The Pru will concentrate on the new
PRUDENTIAL will curb its ambitions in India and China to concentrate on emerging Asian markets.
Chief executive Tidjane Thiam said the firm was limited in those countries by rules on foreign ownership of financial institutions.
Instead it will focus investment in Malaysia, Indonesia and Vietnam. Thiam says investment in these economies increased the firm’s profits by 25 per cent between 2008-09.
New investment has been largely funded by pulling capital out of UK operations. The amount of capital the company holds in the UK has fallen from 40 per cent in 2008 to just 14 per cent. Profit
from future UK activity will be invested in overseas expansion.
The plans are part of a wider shake-up of Prudential’s Asian business model that has seen Britain’s biggest insurer pull out of several mature Asian markets.
Thiam has already off-loaded operations in Taiwan and Japan, and Prudential’s South Korean venture is under review.
Thiam revealed he had vetoed a plan to hand millions of pounds back to policy holders in the lead-up to the financial meltdown and that he pulled the plug on two high profile acquisitions.

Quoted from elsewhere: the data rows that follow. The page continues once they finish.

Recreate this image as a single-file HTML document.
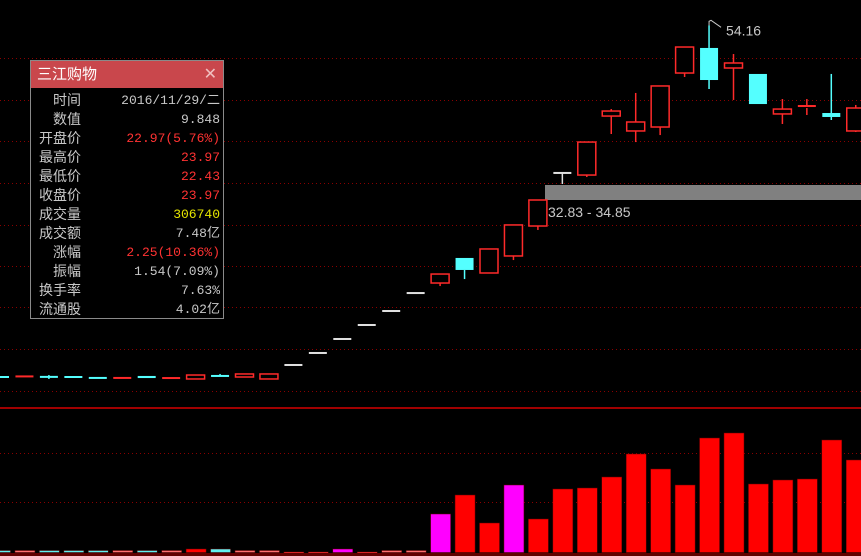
<!DOCTYPE html>
<html><head><meta charset="utf-8">
<style>
html,body{margin:0;padding:0;background:#000;width:861px;height:556px;overflow:hidden;}
svg{display:block;}
#panel{position:absolute;left:30px;top:60px;width:192px;height:257px;border:1px solid #8a8a8a;background:#000;font-family:"Liberation Mono","Noto Sans CJK SC",monospace;font-size:13px;}
#panel .title{height:27px;background:#c9474c;color:#fff;font-family:"Liberation Sans","Noto Sans CJK SC",sans-serif;font-size:15px;line-height:27px;padding-left:6px;position:relative;}
#panel .close{position:absolute;right:6px;top:0;color:#f0c0c0;font-size:16px;}
.row{height:19px;line-height:19px;position:relative;}
.row .l{position:absolute;right:142px;color:#c8c8c8;font-family:"Liberation Sans","Noto Sans CJK SC",sans-serif;font-size:14px;}
.row .v{position:absolute;right:3px;color:#c8c8c8;}
.red{color:#ff3232!important}.yel{color:#e6e600!important}
</style></head><body>
<svg id="chart" width="861" height="556"></svg>
<div id="panel">
 <div class="title">三江购物<span class="close">✕</span></div>
 <div style="height:3px"></div>
 <div class="row"><span class="l">时间</span><span class="v">2016/11/29/二</span></div>
 <div class="row"><span class="l">数值</span><span class="v">9.848</span></div>
 <div class="row"><span class="l">开盘价</span><span class="v red">22.97(5.76%)</span></div>
 <div class="row"><span class="l">最高价</span><span class="v red">23.97</span></div>
 <div class="row"><span class="l">最低价</span><span class="v red">22.43</span></div>
 <div class="row"><span class="l">收盘价</span><span class="v red">23.97</span></div>
 <div class="row"><span class="l">成交量</span><span class="v yel">306740</span></div>
 <div class="row"><span class="l">成交额</span><span class="v">7.48亿</span></div>
 <div class="row"><span class="l">涨幅</span><span class="v red">2.25(10.36%)</span></div>
 <div class="row"><span class="l">振幅</span><span class="v">1.54(7.09%)</span></div>
 <div class="row"><span class="l">换手率</span><span class="v">7.63%</span></div>
 <div class="row"><span class="l">流通股</span><span class="v">4.02亿</span></div>
</div>
<script>
const opens =[24.0,23.95,24.01,24.0,23.92,23.91,24.09,23.74,23.83,24.09,24.0,23.83,25.03,26.06,27.26,28.46,29.66,31.20,32.06,34.21,32.92,34.38,36.95,41.50,41.32,46.38,45.10,45.44,50.07,52.22,50.50,49.99,46.56,47.07,46.64,45.10];
const highs =[24.05,24.05,24.17,24.0,23.92,23.92,24.09,23.91,24.17,24.26,24.26,24.26,25.03,26.06,27.26,28.46,29.66,31.20,32.83,34.21,34.98,37.04,39.18,41.50,44.15,46.98,48.36,48.96,52.30,54.16,51.70,49.99,47.84,47.84,49.99,47.33];
const lows  =[23.95,23.95,23.83,23.99,23.91,23.91,23.91,23.74,23.83,24.08,24.0,23.83,25.03,26.06,27.26,28.46,29.66,31.20,31.80,32.40,32.92,34.03,36.61,40.55,41.15,44.84,44.15,44.75,49.73,48.70,47.76,47.41,45.70,46.47,46.04,45.01];
const closes=[23.95,24.05,24.0,23.99,23.91,23.92,23.91,23.91,24.17,24.08,24.26,24.26,25.03,26.06,27.26,28.46,29.66,31.20,32.83,33.18,34.98,37.04,39.18,41.50,44.15,46.81,45.87,48.96,52.30,49.47,50.93,47.41,46.98,47.24,46.30,47.07];
const volumes=[1.5,1.5,1.5,1.5,1.5,1.5,1.5,1.5,3,3,1.5,1.5,-1,-1,3,-1,1.5,1.5,38,57,29,67,33,63,64,75,98,83,67,114,119,68,72,73,112,92];
const volColors=["#60f0f0","#ff7070","#60f0f0","#60f0f0","#60f0f0","#ff7070","#60f0f0","#ff7070","#ff0000","#60f0f0","#ff7070","#ff7070","#ff3030","#ff3030","#ff00ff","#ff3030","#ff7070","#ff7070","#ff00ff","#ff0000","#ff0000","#ff00ff","#ff0000","#ff0000","#ff0000","#ff0000","#ff0000","#ff0000","#ff0000","#ff0000","#ff0000","#ff0000","#ff0000","#ff0000","#ff0000","#ff0000"];
const priceGrid=[58,100,141,183,225,266,307,349,391];
const NS="http://www.w3.org/2000/svg";
const svg=document.getElementById('chart');
function xAt(i){return -0.5+24.45*i;}
function yP(p){return 377-(p-24)*11.66;}
function yV(v){return 552-v*1.0;}
function mk(t,a,p){const e=document.createElementNS(NS,t);for(const k in a)e.setAttribute(k,a[k]);(p||svg).appendChild(e);return e;}
// grid
priceGrid.forEach(y=>{const l=mk('line',{x1:0,x2:861,y1:y+0.5,y2:y+0.5,stroke:'#8a0000','stroke-dasharray':'1,3'});

});
[453,502].forEach(y=>{const l=mk('line',{x1:0,x2:861,y1:y+0.5,y2:y+0.5,stroke:'#8a0000','stroke-dasharray':'1,3'});

});
const sep=mk('rect',{x:0,y:407,width:861,height:2,fill:'#a00000'});


// band
const band=mk('rect',{x:545,y:185,width:316,height:15,fill:'#808080'});


const bt=mk('text',{x:548,y:217,fill:'#c8c8c8','font-family':'Liberation Sans, sans-serif','font-size':'14'});
bt.textContent='32.83 - 34.85';


// candles
let hiIdx=0;highs.forEach((h,i)=>{if(h>highs[hiIdx])hiIdx=i;});
opens.forEach((o,i)=>{
 const c=closes[i],h=highs[i],l=lows[i],cx=xAt(i);
 const g=mk('g',{});
 
 
 let col;
 if(Math.abs(o-c)<0.001) col='#e0e0e0'; else if(c>o) col='#ff2a2a'; else col='#54ffff';
 const top=yP(Math.max(o,c)),bot=yP(Math.min(o,c));
 mk('line',{x1:cx+0.5,x2:cx+0.5,y1:yP(h),y2:top,stroke:col,'stroke-width':1.5},g);
 mk('line',{x1:cx+0.5,x2:cx+0.5,y1:bot,y2:yP(l),stroke:col,'stroke-width':1.5},g);
 const hgt=Math.max(bot-top,1);
 if(col==='#ff2a2a'&&hgt>2) mk('rect',{x:cx-8.5,y:top,width:18,height:hgt,fill:'#000',stroke:col,'stroke-width':1.5},g);
 else mk('rect',{x:cx-8.5,y:top-(hgt<2?1:0),width:18,height:hgt<2?2:hgt,fill:col},g);
});
// max label
const hx=xAt(hiIdx)+0.5,hy=yP(highs[hiIdx]);
const ml=mk('polyline',{points:`${hx},${hy} ${hx},${hy-4} ${hx+2},${hy-5} ${hx+12},${hy+2}`,fill:'none',stroke:'#c8c8c8'});


const mt=mk('text',{x:hx+17,y:hy+10,fill:'#c8c8c8','font-family':'Liberation Sans, sans-serif','font-size':'14'});
mt.textContent=highs[hiIdx].toFixed(2);


// volume
volumes.forEach((v,i)=>{
 const cx=xAt(i);
 const y0=v>=0?yV(v):552, hh=Math.abs(v)*1.0+0.5;
 const r=mk('rect',{x:cx-9,y:y0,width:20,height:hh,fill:volColors[i],stroke:'#600000','stroke-width':0.5});
 
 
});
const base=mk('rect',{x:0,y:553,width:861,height:3,fill:'#600000'});


</script>
</body></html>
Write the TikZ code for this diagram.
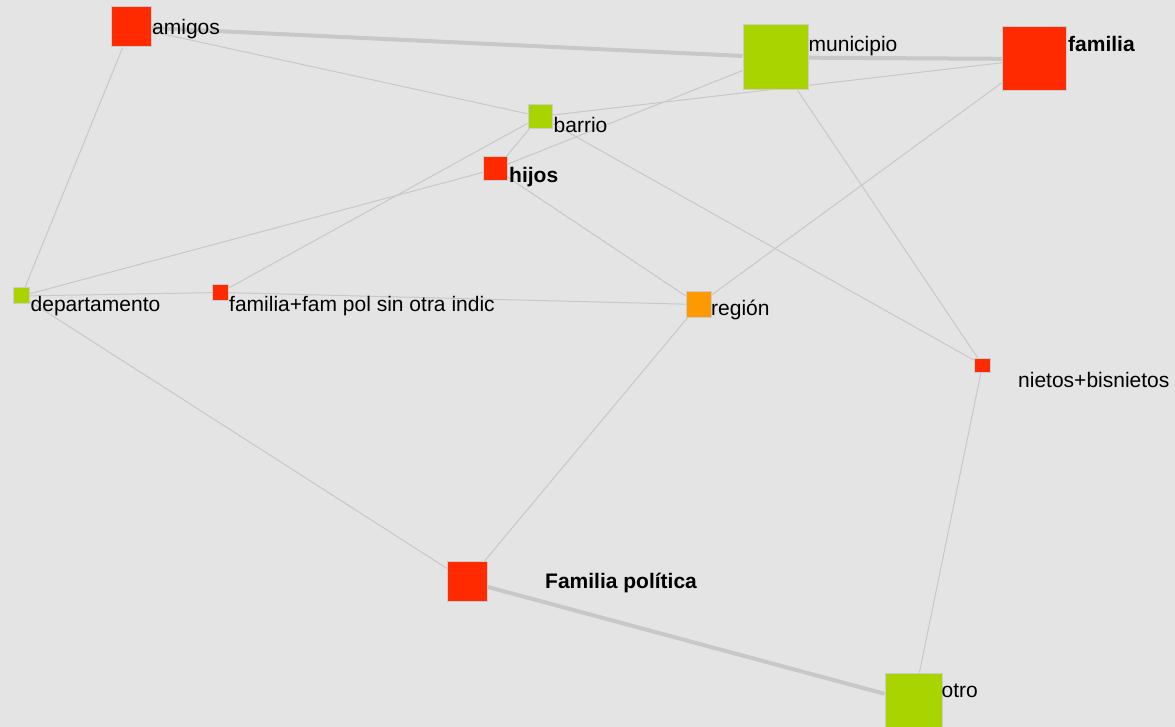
\documentclass[tikz,border=0pt]{standalone}
\usepackage{fontspec}
\setmainfont{Liberation Sans}
\usepackage{xcolor}
\usetikzlibrary{backgrounds}
\definecolor{paper}{HTML}{E4E4E4}
\definecolor{linkgray}{HTML}{C8C8C8}
\definecolor{framegray}{HTML}{CCCCCC}
\definecolor{nodered}{HTML}{FF2A00}
\definecolor{nodegreen}{HTML}{AAD400}
\definecolor{nodeorange}{HTML}{FF9900}

\begin{document}
\begin{tikzpicture}[x=1pt,y=-1pt,
	sq/.style={draw=framegray,line width=1pt,inner sep=0pt,minimum size=#1},
	lbl/.style={anchor=base west,inner sep=0pt,font=\fontsize{21}{25}\selectfont},
	link/.style={draw=linkgray,line width=1pt},
	heavy link/.style={draw=linkgray,line width=4pt}]
\useasboundingbox (0,0) rectangle (1175,727);
% squares
\node [sq=40,fill=nodered] (amigos) at (131,27) {};
\node [sq=65,fill=nodegreen] (municipio) at (775.5,57.5) {};
\node [sq=64,fill=nodered] (familia) at (1034.5,59) {};
\node [sq=24,fill=nodegreen] (barrio) at (540,116.5) {};
\node [sq=24,fill=nodered] (hijos) at (495.5,169) {};
\node [sq=16,fill=nodegreen] (depto) at (21.5,296) {};
\node [sq=16,fill=nodered] (fampol) at (220.5,292.5) {};
\node [sq=25,fill=nodeorange] (region) at (698.5,304.5) {};
\node [sq=16,minimum height=14,fill=nodered] (nietos) at (982.5,365) {};
\node [sq=40,fill=nodered] (fpolitica) at (467.5,581.5) {};
\node [sq=57,fill=nodegreen] (otro) at (913.5,701.5) {};
% labels
\node [lbl] (amigos-lbl) at (152,34.5) {amigos};
\node [lbl] (municipio-lbl) at (808.5,52) {municipio};
\node [lbl,font=\fontsize{21}{25}\selectfont\bfseries] (familia-lbl) at (1068,52) {familia};
\node [lbl] (barrio-lbl) at (553.5,133) {barrio};
\node [lbl,font=\fontsize{21}{25}\selectfont\bfseries] (hijos-lbl) at (509,183) {hijos};
\node [lbl] (depto-lbl) at (30.5,312) {departamento};
\node [lbl] (fampol-lbl) at (229,312) {familia+fam pol sin otra indic};
\node [lbl] (region-lbl) at (711,316) {región};
\node [lbl] (nietos-lbl) at (1018,387) {nietos+bisnietos};
\node [lbl,font=\fontsize{21}{25}\selectfont\bfseries] (fpolitica-lbl) at (545,588.5) {Familia política};
\node [lbl] (otro-lbl) at (941.5,697.5) {otro};

\begin{pgfonlayer}{background}
\fill [paper] (0,0) rectangle (1175,727);
\draw [heavy link] (amigos) -- (municipio);
\draw [heavy link] (municipio) -- (familia);
\draw [heavy link] (fpolitica) -- (otro);
\draw [link] (amigos) -- (barrio);
\draw [link] (amigos) -- (depto);
\draw [link] (barrio) -- (familia);
\draw [link] (barrio) -- (fampol);
\draw [link] (barrio) -- (hijos);
\draw [link] (barrio) -- (nietos);
\draw [link] (municipio) -- (hijos);
\draw [link] (municipio) -- (nietos);
\draw [link] (hijos) -- (depto);
\draw [link] (hijos) -- (region);
\draw [link] (depto) -- (fampol);
\draw [link] (fampol) -- (region);
\draw [link] (familia) -- (region);
\draw [link] (depto) -- (fpolitica);
\draw [link] (region) -- (fpolitica);
\draw [link] (nietos) -- (otro);
\end{pgfonlayer}
\end{tikzpicture}
\end{document}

He told the Sunday Times the firm was heavily exposed to losses incurred by institutions such as HBOS but that by exercising caution early on, the company was saved from the worst of the crisis.
Analysts at Goldman Sachs have forecast the insurer will reverse the loss of £406m posted in 2008 with profits in the region of £1.1bn for 2009.
Earlier this month Prudential purchased the life insurance unit of Singapore’s third-biggest lender UOB for £189m.